虽然奢侈品在我身旁睡得很香,也流了不少口水出来,但我却丝毫没有睡意可言。手术室的红灯让我感到亲切,因为我的眼睛应该也有同样颜色的血丝。如今,在那扇门里面,有一颗幸运和网红脸同血型的心脏,正渴求着新生。
可我既挣扎又苦恼,这么目送一个人走向了死亡,究竟是否正确。那位熟悉死亡,也见证过诸多人逝去的人,选择主动迈向了死亡。我没有阻止她,这是对是错?
但我这辈子都绝不会忘掉她的,并且——有很多人都不会忘掉。
急促的脚步声,踏碎了医院凌晨的昏沉氛围。气喘吁吁赶来我面前的,是一位穿着工装、身上还有污渍的中年男人。他头发有大半是灰白色,脸上的胡须也几乎没怎么打理过,还有着稍稍的汗臭味。
可长相却不错,和手术室里正安静躺着的女孩子很像,特别是眼睛。
“那个……你……我听说……我听说有人生前愿意捐赠?”他驼背弓身,紧握着自己的双膝气喘吁吁。
“你是?”虽然这么问,但我已经知道了。
“我是小琴的爸爸,刘医生……主治医师打电话给我,说小琴偷跑出去,但又被送到了别的医院……还突然找到了心脏供体。”
我点点头,心情因而更加沉重。我此刻暂时不想多说什么,可无奈,为人在世总免不了需要多说几句的时候。
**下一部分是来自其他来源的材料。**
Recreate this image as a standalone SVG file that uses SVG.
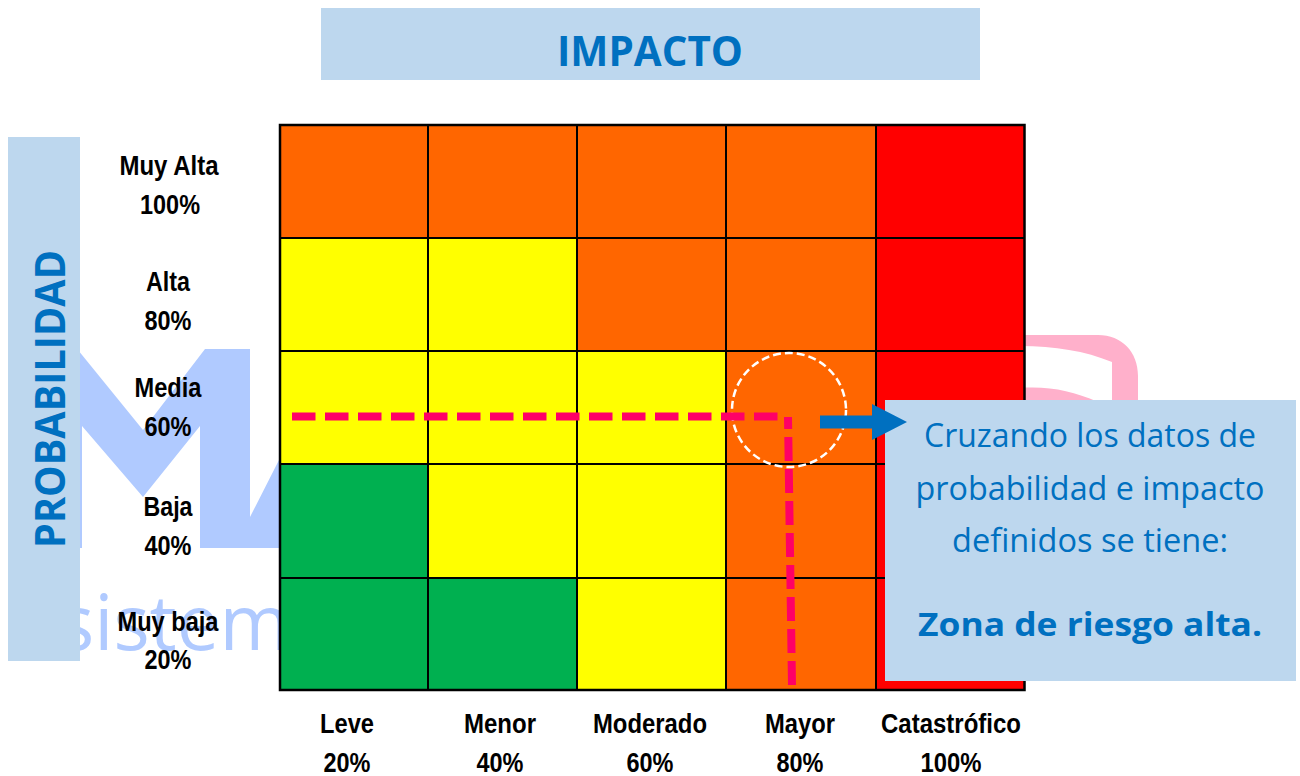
<svg xmlns="http://www.w3.org/2000/svg" width="1300" height="776" viewBox="0 0 1300 776">
<style>
.lb{font-family:"Liberation Sans",Arial,sans-serif;font-weight:700;font-size:27px;fill:#000;text-anchor:middle}
.hd{font-family:"Open Sans","Noto Sans",sans-serif;font-weight:700;font-size:41px;fill:#0070C0;text-anchor:middle}
.pt{font-family:"Open Sans","Noto Sans",sans-serif;font-size:32px;fill:#0070C0;text-anchor:middle}
.panel{fill:#BDD7EE}
.o{fill:#FF6600}.y{fill:#FFFF00}.r{fill:#FF0000}.g{fill:#00B050}
.c{stroke:#000;stroke-width:2}
.dash{fill:none;stroke:#FF0066;stroke-width:8}
</style>
<g id="watermark">
<path fill="#B0CAFF" d="M78 350L143 430L205 349H250V517L279 460V548H237L250 517V548H200V426L143 497L82 426V548H70V350Z"/>
<text x="58" y="650" font-family="Open Sans,Noto Sans,sans-serif" font-size="76" fill="#B0CAFF">sistem</text>
<path fill="#FFB0CB" d="M1020 335H1098C1122 335 1138 352 1138 376V402H1112V362C1085 351 1055 346 1020 346ZM1020 388C1050 386 1072 391 1098 402H1020Z"/>
</g>
<g id="impacto-title"><rect class="panel" x="321" y="8" width="659" height="72"/><text class="hd" x="650" y="66" textLength="186" lengthAdjust="spacingAndGlyphs">IMPACTO</text></g>
<g id="probabilidad-title"><rect class="panel" x="8" y="137" width="72" height="524"/><text class="hd" transform="translate(65 399) rotate(-90)" textLength="298" lengthAdjust="spacingAndGlyphs">PROBABILIDAD</text></g>
<g id="matrix">
<rect class="o" x="279" y="125" width="149" height="113"/><rect class="o" x="428" y="125" width="149" height="113"/><rect class="o" x="577" y="125" width="149" height="113"/><rect class="o" x="726" y="125" width="150" height="113"/><rect class="r" x="876" y="125" width="149" height="113"/>
<rect class="y" x="279" y="238" width="149" height="113"/><rect class="y" x="428" y="238" width="149" height="113"/><rect class="o" x="577" y="238" width="149" height="113"/><rect class="o" x="726" y="238" width="150" height="113"/><rect class="r" x="876" y="238" width="149" height="113"/>
<rect class="y" x="279" y="351" width="149" height="113"/><rect class="y" x="428" y="351" width="149" height="113"/><rect class="y" x="577" y="351" width="149" height="113"/><rect class="o" x="726" y="351" width="150" height="113"/><rect class="r" x="876" y="351" width="149" height="113"/>
<rect class="g" x="279" y="464" width="149" height="114"/><rect class="y" x="428" y="464" width="149" height="114"/><rect class="y" x="577" y="464" width="149" height="114"/><rect class="o" x="726" y="464" width="150" height="114"/><rect class="r" x="876" y="464" width="149" height="114"/>
<rect class="g" x="279" y="578" width="149" height="112"/><rect class="g" x="428" y="578" width="149" height="112"/><rect class="y" x="577" y="578" width="149" height="112"/><rect class="o" x="726" y="578" width="150" height="112"/><rect class="r" x="876" y="578" width="149" height="112"/>
<path class="c" d="M428 125V690M577 125V690M726 125V690M876 125V690M279 238H1025M279 351H1025M279 464H1025M279 578H1025"/>
<rect x="280" y="125" width="744.500" height="565" fill="none" stroke="#000" stroke-width="2.500"/>
</g>
<g id="row-labels">
<text class="lb" x="169" y="175" textLength="99" lengthAdjust="spacingAndGlyphs">Muy Alta</text><text class="lb" x="170" y="214" textLength="60" lengthAdjust="spacingAndGlyphs">100%</text>
<text class="lb" x="168" y="291" textLength="44" lengthAdjust="spacingAndGlyphs">Alta</text><text class="lb" x="168" y="330" textLength="47" lengthAdjust="spacingAndGlyphs">80%</text>
<text class="lb" x="168" y="397" textLength="67" lengthAdjust="spacingAndGlyphs">Media</text><text class="lb" x="168" y="436" textLength="47" lengthAdjust="spacingAndGlyphs">60%</text>
<text class="lb" x="168" y="516" textLength="49" lengthAdjust="spacingAndGlyphs">Baja</text><text class="lb" x="168" y="555" textLength="47" lengthAdjust="spacingAndGlyphs">40%</text>
<text class="lb" x="168" y="631" textLength="101" lengthAdjust="spacingAndGlyphs">Muy baja</text><text class="lb" x="168" y="669" textLength="47" lengthAdjust="spacingAndGlyphs">20%</text>
</g>
<g id="column-labels">
<text class="lb" x="347" y="733" textLength="54" lengthAdjust="spacingAndGlyphs">Leve</text><text class="lb" x="347" y="772" textLength="47" lengthAdjust="spacingAndGlyphs">20%</text>
<text class="lb" x="500" y="733" textLength="72" lengthAdjust="spacingAndGlyphs">Menor</text><text class="lb" x="500" y="772" textLength="47" lengthAdjust="spacingAndGlyphs">40%</text>
<text class="lb" x="650" y="733" textLength="114" lengthAdjust="spacingAndGlyphs">Moderado</text><text class="lb" x="650" y="772" textLength="47" lengthAdjust="spacingAndGlyphs">60%</text>
<text class="lb" x="800" y="733" textLength="70" lengthAdjust="spacingAndGlyphs">Mayor</text><text class="lb" x="800" y="772" textLength="47" lengthAdjust="spacingAndGlyphs">80%</text>
<text class="lb" x="951" y="733" textLength="140" lengthAdjust="spacingAndGlyphs">Catastrófico</text><text class="lb" x="951" y="772" textLength="61" lengthAdjust="spacingAndGlyphs">100%</text>
</g>
<g id="result-panel"><rect class="panel" x="885" y="400" width="411" height="281"/>
<text class="pt" x="1090" y="447" textLength="332" lengthAdjust="spacingAndGlyphs">Cruzando los datos de</text>
<text class="pt" x="1090" y="500" textLength="349" lengthAdjust="spacingAndGlyphs">probabilidad e impacto</text>
<text class="pt" x="1090" y="552" textLength="276" lengthAdjust="spacingAndGlyphs">definidos se tiene:</text>
<text class="pt" x="1090" y="636" font-weight="700" font-size="34" textLength="344" lengthAdjust="spacingAndGlyphs">Zona de riesgo alta.</text>
</g>
<g id="connectors">
<circle cx="789" cy="410" r="57" fill="none" stroke="#fff" stroke-width="2.500" stroke-dasharray="8 4"/>
<path class="dash" d="M292 416.500H782" stroke-dasharray="23.500 9.500"/>
<path class="dash" d="M788 417L792 685" stroke-dasharray="12 8 24 8 24 8 24 8 24 8 24 8 24 8 24 8 24 8 24 8"/>
<path fill="#0070C0" d="M820 415.500H872V404L907 422L872 440V428.500H820Z"/>
</g>
</svg>
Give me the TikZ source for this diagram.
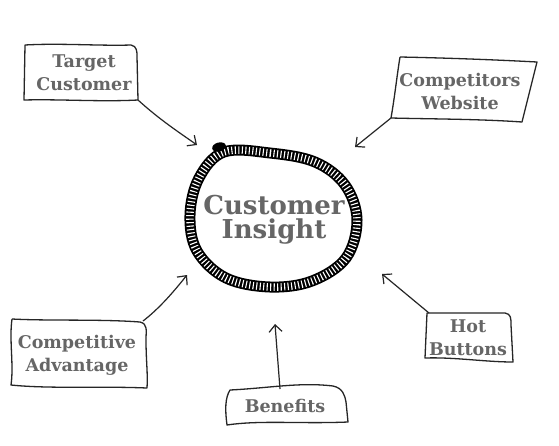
\documentclass[tikz,border=0pt]{standalone}
\usepackage{fontspec}
\setmainfont{DejaVu Serif}
\usetikzlibrary{arrows.meta}
\begin{document}
\begin{tikzpicture}[x=1pt,y=-1pt,
  lbl/.style={font=\fontsize{17.5}{23}\selectfont\bfseries, text=black!60, align=center, inner sep=0pt},
  big/.style={font=\fontsize{26}{24}\selectfont\bfseries, text=black!60, align=center, inner sep=0pt},
  boxline/.style={line width=1.3pt, draw=black!85, line join=round},
  conn/.style={line width=1.2pt, draw=black!85, -{Straight Barb[length=7pt,width=13pt,line width=1.2pt]}}]
\useasboundingbox (0,0) rectangle (559,445);
\fill[white] (0,0) rectangle (559,445);

% ring
\def\ringpath{plot[smooth cycle, tension=0.6] coordinates {(224,152) (270,153) (315,162) (345,185) (357,220) (346,258) (312,281) (270,287) (226,278) (197,251) (190,215) (199,178)}}
\draw[line width=11pt, black] \ringpath;
\draw[line width=7.5pt, white, dash pattern=on 1.1pt off 2.4pt] \ringpath;
\fill[black, rotate around={15:(219,147)}] (219,147) ellipse [x radius=7, y radius=4.5];
\node[big] (ci) at (274,220) {Customer\\Insight};

% Target Customer
\draw[boxline] (25,45) .. controls (60,43) and (100,46) .. (131,45) .. controls (137,46) and (137,52) .. (137,56) -- (138,100) .. controls (100,102) and (60,99) .. (24,100) -- cycle;
\node[lbl] (tc) at (84,73) {Target\\Customer};
\coordinate (tcs) at (138,100);
\coordinate (tce) at (197,145);
\draw[conn] (tcs) .. controls (160,120) and (180,133) .. (tce);

% Competitors Website
\draw[boxline] (400,57) .. controls (450,58) and (500,60) .. (537,62) -- (522,122) .. controls (480,119) and (430,119) .. (391,118) .. controls (395,95) and (397,75) .. (400,57);
\node[lbl] (cw) at (460,91) {Competitors\\Website};
\coordinate (cws) at (391,118);
\coordinate (cwe) at (355,147);
\draw[conn] (cws) -- (cwe);

% Competitive Advantage
\draw[boxline] (12,319) .. controls (50,321) and (100,319) .. (140,322) .. controls (148,324) and (146,330) .. (146,340) .. controls (146,360) and (148,375) .. (147,388) .. controls (100,386) and (50,389) .. (11,385) .. controls (14,365) and (9,340) .. (12,319);
\node[lbl] (ca) at (77,355) {Competitive\\Advantage};
\coordinate (cas) at (143,321);
\coordinate (cae) at (187,275);
\draw[conn] (cas) .. controls (160,308) and (175,290) .. (cae);

% Hot Buttons
\draw[boxline] (427,313) -- (505,313) .. controls (511,314) and (511,318) .. (511,325) -- (513,362) .. controls (485,362) and (455,357) .. (425,358) -- cycle;
\node[lbl] (hb) at (468,338) {Hot\\Buttons};
\coordinate (hbs) at (429,313);
\coordinate (hbe) at (382,274);
\draw[conn] (hbs) -- (hbe);

% Benefits
\draw[boxline] (230,390) .. controls (270,388) and (300,382) .. (333,386) .. controls (343,388) and (345,396) .. (346,402) -- (348,422) .. controls (300,424) and (260,420) .. (227,425) .. controls (225,410) and (225,398) .. (230,390) -- cycle;
\node[lbl] (bf) at (285,406) {Benefits};
\coordinate (bfs) at (280,389);
\coordinate (bfe) at (275,324);
\draw[conn] (bfs) -- (bfe);
\end{tikzpicture}
\end{document}
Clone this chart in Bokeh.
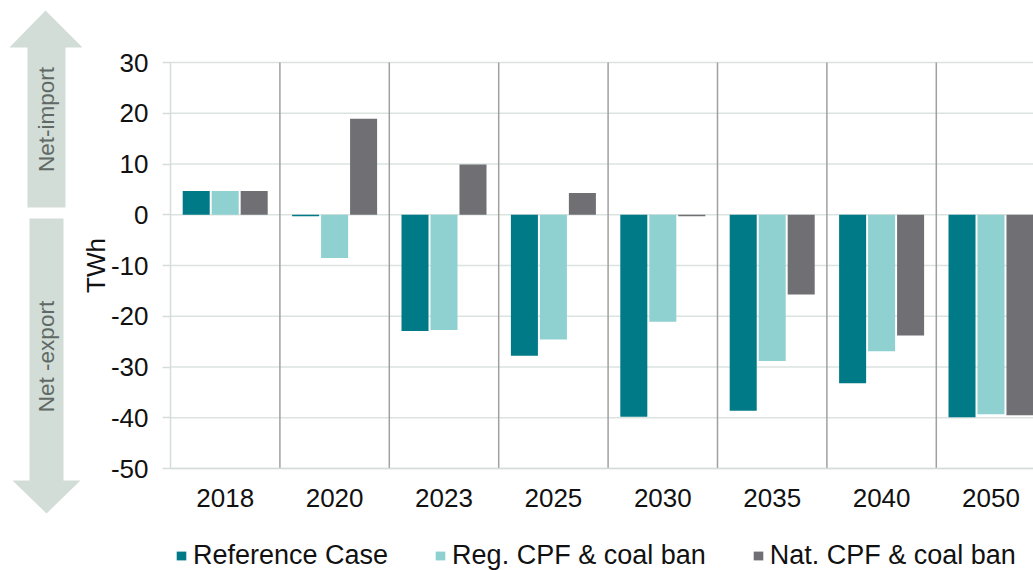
from math import pi
from bokeh.plotting import figure
from bokeh.models import (ColumnDataSource, Range1d, FixedTicker, Legend, LegendItem,
                          LinearAxis)
from bokeh.transform import dodge
from bokeh.core.properties import value
from bokeh.embed import file_html
from bokeh.resources import INLINE

categories = ["2018", "2020", "2023", "2025", "2030", "2035", "2040", "2050"]
reference_case = [4.7, -0.3, -22.9, -27.8, -39.8, -38.6, -33.2, -39.9]
reg_cpf_coal_ban = [4.7, -8.5, -22.7, -24.6, -21.1, -28.8, -26.9, -39.3]
nat_cpf_coal_ban = [4.7, 18.9, 9.9, 4.3, -0.3, -15.7, -23.8, -39.5]
y_ticks = [-50, -40, -30, -20, -10, 0, 10, 20, 30]
series_names = ["Reference Case", "Reg. CPF & coal ban", "Nat. CPF & coal ban"]
series_colors = ["#007A87", "#8FD1D1", "#6F6F74"]
arrow_labels = ["Net-import", "Net -export"]

FONT = "Liberation Sans"
TXT = "#111111"
LIGHT = "#d6ddd9"

W, H = 1033, 570
# data frame: x 0 -> page 170, 109.4 px per category; y 30 -> page 62, -50 -> page 468
PX_X = 109.4
PX_Y = 406 / 80.0
x0_page, y30_page = 170, 62
x_start = (0 - x0_page) / PX_X
x_end = (W - x0_page) / PX_X
y_end = 30 + (y30_page - 0) / PX_Y
y_start = 30 - (H - y30_page) / PX_Y

pos = [i + 0.5 for i in range(len(categories))]
src = ColumnDataSource(dict(pos=pos, ref=reference_case, reg=reg_cpf_coal_ban, nat=nat_cpf_coal_ban))

p = figure(width=W, height=H,
           x_range=Range1d(x_start, x_end), y_range=Range1d(y_start, y_end),
           x_axis_type=None, y_axis_type=None,
           output_backend="svg", toolbar_location=None, min_border=0)
p.outline_line_color = None
p.background_fill_color = "white"
p.border_fill_color = "white"
p.grid.visible = False

# page-pixel ranges for the decorative arrows
p.extra_x_ranges = {"px": Range1d(0, W)}
p.extra_y_ranges = {"px": Range1d(H, 0)}

# gridlines (from tick values) and category separators
n = len(categories)
p.segment(x0=[0] * len(y_ticks), x1=[n] * len(y_ticks), y0=y_ticks, y1=y_ticks,
          line_color="#dbe3df", line_width=1.5)
p.segment(x0=list(range(1, n)), x1=list(range(1, n)), y0=[y_ticks[0]] * (n - 1),
          y1=[y_ticks[-1]] * (n - 1), line_color="#a0a0a0", line_width=1.5)

bw = 0.247
off = 0.265
r1 = p.vbar(x=dodge("pos", -off, range=p.x_range), top="ref", bottom=0, width=bw, source=src,
            fill_color=series_colors[0], line_color=None)
r2 = p.vbar(x=dodge("pos", 0, range=p.x_range), top="reg", bottom=0, width=bw, source=src,
            fill_color=series_colors[1], line_color=None)
r3 = p.vbar(x=dodge("pos", off, range=p.x_range), top="nat", bottom=0, width=bw, source=src,
            fill_color=series_colors[2], line_color=None)

# axes at fixed locations
yaxis = LinearAxis(fixed_location=0, bounds=(y_ticks[0], y_ticks[-1]),
                   ticker=FixedTicker(ticks=y_ticks),
                   major_label_overrides={t: str(t) for t in y_ticks})
yaxis.major_tick_out = 8
yaxis.major_tick_in = 0
yaxis.major_tick_line_color = LIGHT
yaxis.major_tick_line_width = 1.5
yaxis.minor_tick_line_color = None
yaxis.axis_line_color = LIGHT
yaxis.axis_line_width = 1.5
yaxis.major_label_standoff = 14
yaxis.major_label_text_font = FONT
yaxis.major_label_text_font_size = "26px"
yaxis.major_label_text_color = TXT
yaxis.axis_label = "TWh"
yaxis.axis_label_standoff = -3
yaxis.axis_label_text_font = FONT
yaxis.axis_label_text_font_size = "26px"
yaxis.axis_label_text_font_style = "normal"
yaxis.axis_label_text_color = TXT
p.add_layout(yaxis, "left")

xaxis = LinearAxis(fixed_location=y_ticks[0], bounds=(0, n),
                   ticker=FixedTicker(ticks=pos),
                   major_label_overrides={x: c for x, c in zip(pos, categories)})
xaxis.major_tick_out = 0
xaxis.major_tick_in = 0
xaxis.minor_tick_line_color = None
xaxis.axis_line_color = LIGHT
xaxis.axis_line_width = 1.5
xaxis.major_label_standoff = 20
xaxis.major_label_text_font = FONT
xaxis.major_label_text_font_size = "26px"
xaxis.major_label_text_color = TXT
p.add_layout(xaxis, "below")

legend = Legend(items=[LegendItem(label=series_names[0], renderers=[r1]),
                       LegendItem(label=series_names[1], renderers=[r2]),
                       LegendItem(label=series_names[2], renderers=[r3])],
                orientation="horizontal", location=(175, -1),
                glyph_width=12, glyph_height=11, label_standoff=6, spacing=46,
                padding=0, margin=0, border_line_color=None, background_fill_alpha=0,
                label_text_font=FONT, label_text_font_size="27px", label_text_color=TXT)
p.add_layout(legend)

# left double arrow (page-pixel coordinates)
arrow_color = "#D3DDD7"
p.patch(x=[45, 82, 65, 65, 27, 27, 9], y=[10, 47, 47, 207, 207, 47, 47],
        fill_color=arrow_color, line_color=None, x_range_name="px", y_range_name="px")
p.patch(x=[29, 63, 63, 80, 46, 12, 29], y=[218, 218, 480, 480, 513, 480, 480],
        fill_color=arrow_color, line_color=None, x_range_name="px", y_range_name="px")
p.text(x=[46, 46], y=[119, 356], text=arrow_labels, angle=pi / 2,
       text_align="center", text_baseline="middle", text_font=value(FONT),
       text_font_size="22.5px", text_color="#5f6965", x_range_name="px", y_range_name="px")

open("out.html", "w").write(file_html(p, INLINE))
“在里头,正在手术呢,听说是什么退休的老教授来主刀的……”
我指着那边的手术室,在里面,他的女儿正向着崭新的人生迈步。
忽然,又一阵脚步声响起,这次来的是一个上半身还穿着睡衣,鞋带都还散着的男性。他跑到了我面前,不顾形象也不顾忌口水四溅,大嗓门问我:“你是清河吗?”
我再次颔首表示肯定。
他直接跪下了,哭天喊地。
“谢谢您!谢谢!谢谢您给了我姑娘光明……”
“别谢我!”
我忍不住吼了出来,再加上我愤怒的脸色,他们都吓住了,奢侈品也惊吓着醒了过来。